A parallel implementation of kNN-DBSCAN given k-NNG using MPI and OpenMP.
cd test/
make
To run knn-DBSCAN (with input parameters
cd test/
ibrun -np 4 ./knndbscan -n 70000 -e 1300.0 -m 100 -i mnist70k.knn.txt -k 100 -o labels.txt -t 4
The descriptions each arguements:
- n num_points : number of points
- e epsilon : input parameter of kNN-DBSCAN, raidus of consideration for core points
- m minpts : input parameter of kNN-DBSCAN, min points
- i knngraph_name : file containing kNN graph
- k num_neighbors : number of neighbors for each point in input file,k should be no less than m (default of k is m is k is not set)
- o output : output file with label for each point, the order of points is as the same with knn graph
- t threads : number of threads per MPI task
Also, run the following to get the above description on the program arguments:
ibrun -np 1 ./knndbscan ?
For ASCII file of kNN-G, each line has all k neighbors of a point.

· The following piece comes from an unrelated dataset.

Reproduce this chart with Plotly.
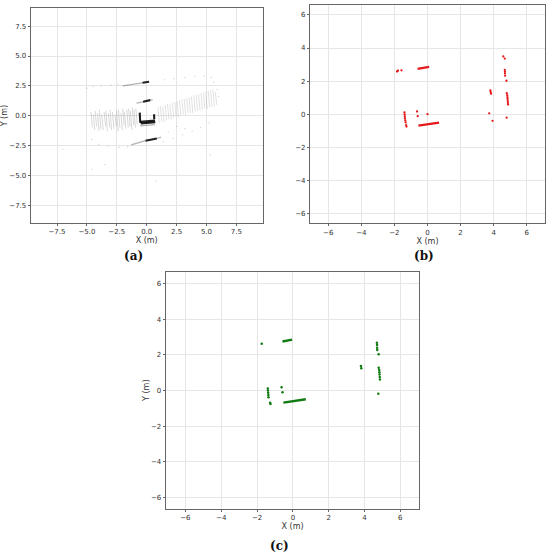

The beginning is the point id. Then all k neighbors has the format of distance followed by the neighbor id.
For example, k = 3, point 7 with 3-nearest neighbors are (0.0, 7) (1.0, 10) (2.0,11). Line for point 7 is: 7 0.00 7 1.0 10 2.0 11
Some example kNN-G files are available from https://drive.google.com/open?id=1osnWytsjqfwBWyFs70neaYgR9V3BKXUI.
There are kNN-Gs for four datasets: MNIST70K, MNIST2M, CIFAR-10 and Uniform2S. For example, "MNIST70K.knn100.txt.zip" contatins kNN-G graph of dataset MNIST70K with k=100.
Each line of the oputput file has an intger. Sequence of the labels follow the point id from the knn file: "-1" in file represents noise
Normalized Mutual Information (NMI) values can be computed by using python script NMI.py in /test. This script requires numpy (1.16.4) and (0.21.2).